[Provided material]:
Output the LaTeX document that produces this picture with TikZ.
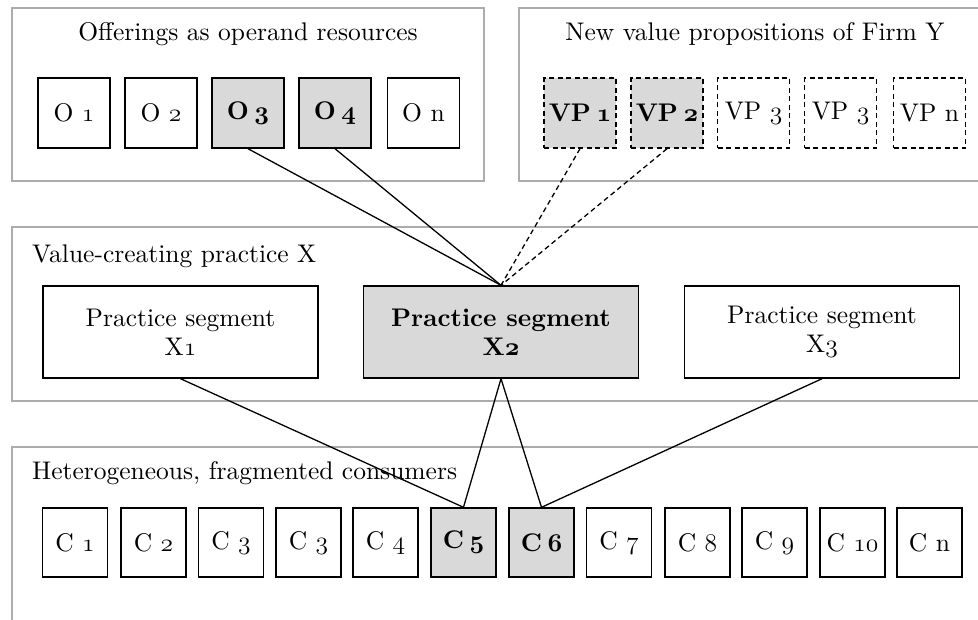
\RequirePackage{fix-cm}
\documentclass[tikz,border=0pt]{standalone}
\usepackage{fontspec}
\setmainfont{lmroman10-regular.otf}[BoldFont=lmroman10-bold.otf, ItalicFont=lmroman10-italic.otf]
\definecolor{panelgray}{RGB}{172,172,172}
\definecolor{hifill}{RGB}{217,217,217}
\newcommand{\lbl}{\fontsize{25.5}{29}\selectfont}
\newcommand{\os}[1]{\ensuremath{\mathnormal{#1}}}
\newcommand{\bsp}{\hspace{0.22em}}
\tikzset{
  panel/.style={draw=panelgray, line width=1.8pt},
  box/.style={draw=black, line width=1.4pt, minimum width=72pt, minimum height=70pt, inner sep=0pt, font=\lbl},
  hi/.style={fill=hifill, font=\lbl\bfseries\boldmath},
  vpbox/.style={box, dash pattern=on 5pt off 3.5pt},
  cbox/.style={box, minimum width=65pt, minimum height=69pt},
  seg/.style={draw=black, line width=1.4pt, minimum width=275pt, minimum height=92pt, align=center, inner sep=0pt, font=\lbl},
  conn/.style={line width=1.3pt},
  dconn/.style={conn, dash pattern=on 5pt off 3.5pt},
  title/.style={font=\lbl, inner sep=0pt},
}
\begin{document}
\begin{tikzpicture}[x=1pt,y=-1pt]
\clip (0,0) rectangle (978,619);
\fill[white] (0,0) rectangle (978,619);
% panels
\draw[panel] (12,8) rectangle (484,181);
\draw[panel] (990,8) -- (519,8) -- (519,181) -- (990,181);
\draw[panel] (990,227) -- (12,227) -- (12,401) -- (990,401);
\draw[panel] (990,447) -- (12,447) -- (12,630);
% titles
\node[title, anchor=base] (t1) at (248,40) {Offerings as operand resources};
\node[title, anchor=base] (t2) at (755,40) {New value propositions of Firm Y};
\node[title, anchor=base west] (t3) at (32,262) {Value-creating practice X};
\node[title, anchor=base west] (t4) at (32,479) {Heterogeneous, fragmented consumers};
% offerings
\node[box] (O1) at (74,113) {O \os{1}};
\node[box] (O2) at (161,113) {O \os{2}};
\node[box,hi] (O3) at (248,113) {O\bsp\os{3}};
\node[box,hi] (O4) at (335,113) {O\bsp\os{4}};
\node[box] (On) at (423.5,113) {O n};
% value propositions
\node[vpbox,hi] (VP1) at (580,113) {VP\bsp\os{1}};
\node[vpbox,hi] (VP2) at (667,113) {VP\bsp\os{2}};
\node[vpbox] (VP3) at (753.5,113) {VP \os{3}};
\node[vpbox] (VP3b) at (840.5,113) {VP \os{3}};
\node[vpbox] (VPn) at (929.5,113) {VP n};
% practice segments
\node[seg] (X1) at (180.5,332) {Practice segment\\X\os{1}};
\node[seg, fill=hifill, font=\lbl\bfseries\boldmath] (X2) at (501,332) {Practice segment\\X\os{2}};
\node[seg] (X3) at (822,332) {Practice segment\\X\os{3}};
% consumers
\node[cbox] (C1) at (75,542.5) {C \os{1}};
\node[cbox] (C2) at (153.5,542.5) {C \os{2}};
\node[cbox] (C3) at (231,542.5) {C \os{3}};
\node[cbox] (C3b) at (308.5,542.5) {C \os{3}};
\node[cbox] (C4) at (385.5,542.5) {C \os{4}};
\node[cbox,hi] (C5) at (463.5,542.5) {C\bsp\os{5}};
\node[cbox,hi] (C6) at (541.5,542.5) {C\bsp\os{6}};
\node[cbox] (C7) at (619,542.5) {C \os{7}};
\node[cbox] (C8) at (697.5,542.5) {C \os{8}};
\node[cbox] (C9) at (774.5,542.5) {C \os{9}};
\node[cbox] (C10) at (852.5,542.5) {C \os{10}};
\node[cbox] (Cn) at (929.5,542.5) {C n};
% connectors
\draw[conn] (O3.south) -- (X2.north);
\draw[conn] (O4.south) -- (X2.north);
\draw[dconn] (VP1.south) -- (X2.north);
\draw[dconn] (VP2.south) -- (X2.north);
\draw[conn] (X1.south) -- (C5.north);
\draw[conn] (X2.south) -- (C5.north);
\draw[conn] (X2.south) -- (C6.north);
\draw[conn] (X3.south) -- (C6.north);
\end{tikzpicture}
\end{document}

[Exercise prompt]: Leave out the pictures and give the listing above again exactly.

[Output of the task]:
Output the LaTeX document that produces this picture with TikZ.
\RequirePackage{fix-cm}
\documentclass[tikz,border=0pt]{standalone}
\usepackage{fontspec}
\setmainfont{lmroman10-regular.otf}[BoldFont=lmroman10-bold.otf, ItalicFont=lmroman10-italic.otf]
\definecolor{panelgray}{RGB}{172,172,172}
\definecolor{hifill}{RGB}{217,217,217}
\newcommand{\lbl}{\fontsize{25.5}{29}\selectfont}
\newcommand{\os}[1]{\ensuremath{\mathnormal{#1}}}
\newcommand{\bsp}{\hspace{0.22em}}
\tikzset{
  panel/.style={draw=panelgray, line width=1.8pt},
  box/.style={draw=black, line width=1.4pt, minimum width=72pt, minimum height=70pt, inner sep=0pt, font=\lbl},
  hi/.style={fill=hifill, font=\lbl\bfseries\boldmath},
  vpbox/.style={box, dash pattern=on 5pt off 3.5pt},
  cbox/.style={box, minimum width=65pt, minimum height=69pt},
  seg/.style={draw=black, line width=1.4pt, minimum width=275pt, minimum height=92pt, align=center, inner sep=0pt, font=\lbl},
  conn/.style={line width=1.3pt},
  dconn/.style={conn, dash pattern=on 5pt off 3.5pt},
  title/.style={font=\lbl, inner sep=0pt},
}
\begin{document}
\begin{tikzpicture}[x=1pt,y=-1pt]
\clip (0,0) rectangle (978,619);
\fill[white] (0,0) rectangle (978,619);
% panels
\draw[panel] (12,8) rectangle (484,181);
\draw[panel] (990,8) -- (519,8) -- (519,181) -- (990,181);
\draw[panel] (990,227) -- (12,227) -- (12,401) -- (990,401);
\draw[panel] (990,447) -- (12,447) -- (12,630);
% titles
\node[title, anchor=base] (t1) at (248,40) {Offerings as operand resources};
\node[title, anchor=base] (t2) at (755,40) {New value propositions of Firm Y};
\node[title, anchor=base west] (t3) at (32,262) {Value-creating practice X};
\node[title, anchor=base west] (t4) at (32,479) {Heterogeneous, fragmented consumers};
% offerings
\node[box] (O1) at (74,113) {O \os{1}};
\node[box] (O2) at (161,113) {O \os{2}};
\node[box,hi] (O3) at (248,113) {O\bsp\os{3}};
\node[box,hi] (O4) at (335,113) {O\bsp\os{4}};
\node[box] (On) at (423.5,113) {O n};
% value propositions
\node[vpbox,hi] (VP1) at (580,113) {VP\bsp\os{1}};
\node[vpbox,hi] (VP2) at (667,113) {VP\bsp\os{2}};
\node[vpbox] (VP3) at (753.5,113) {VP \os{3}};
\node[vpbox] (VP3b) at (840.5,113) {VP \os{3}};
\node[vpbox] (VPn) at (929.5,113) {VP n};
% practice segments
\node[seg] (X1) at (180.5,332) {Practice segment\\X\os{1}};
\node[seg, fill=hifill, font=\lbl\bfseries\boldmath] (X2) at (501,332) {Practice segment\\X\os{2}};
\node[seg] (X3) at (822,332) {Practice segment\\X\os{3}};
% consumers
\node[cbox] (C1) at (75,542.5) {C \os{1}};
\node[cbox] (C2) at (153.5,542.5) {C \os{2}};
\node[cbox] (C3) at (231,542.5) {C \os{3}};
\node[cbox] (C3b) at (308.5,542.5) {C \os{3}};
\node[cbox] (C4) at (385.5,542.5) {C \os{4}};
\node[cbox,hi] (C5) at (463.5,542.5) {C\bsp\os{5}};
\node[cbox,hi] (C6) at (541.5,542.5) {C\bsp\os{6}};
\node[cbox] (C7) at (619,542.5) {C \os{7}};
\node[cbox] (C8) at (697.5,542.5) {C \os{8}};
\node[cbox] (C9) at (774.5,542.5) {C \os{9}};
\node[cbox] (C10) at (852.5,542.5) {C \os{10}};
\node[cbox] (Cn) at (929.5,542.5) {C n};
% connectors
\draw[conn] (O3.south) -- (X2.north);
\draw[conn] (O4.south) -- (X2.north);
\draw[dconn] (VP1.south) -- (X2.north);
\draw[dconn] (VP2.south) -- (X2.north);
\draw[conn] (X1.south) -- (C5.north);
\draw[conn] (X2.south) -- (C5.north);
\draw[conn] (X2.south) -- (C6.north);
\draw[conn] (X3.south) -- (C6.north);
\end{tikzpicture}
\end{document}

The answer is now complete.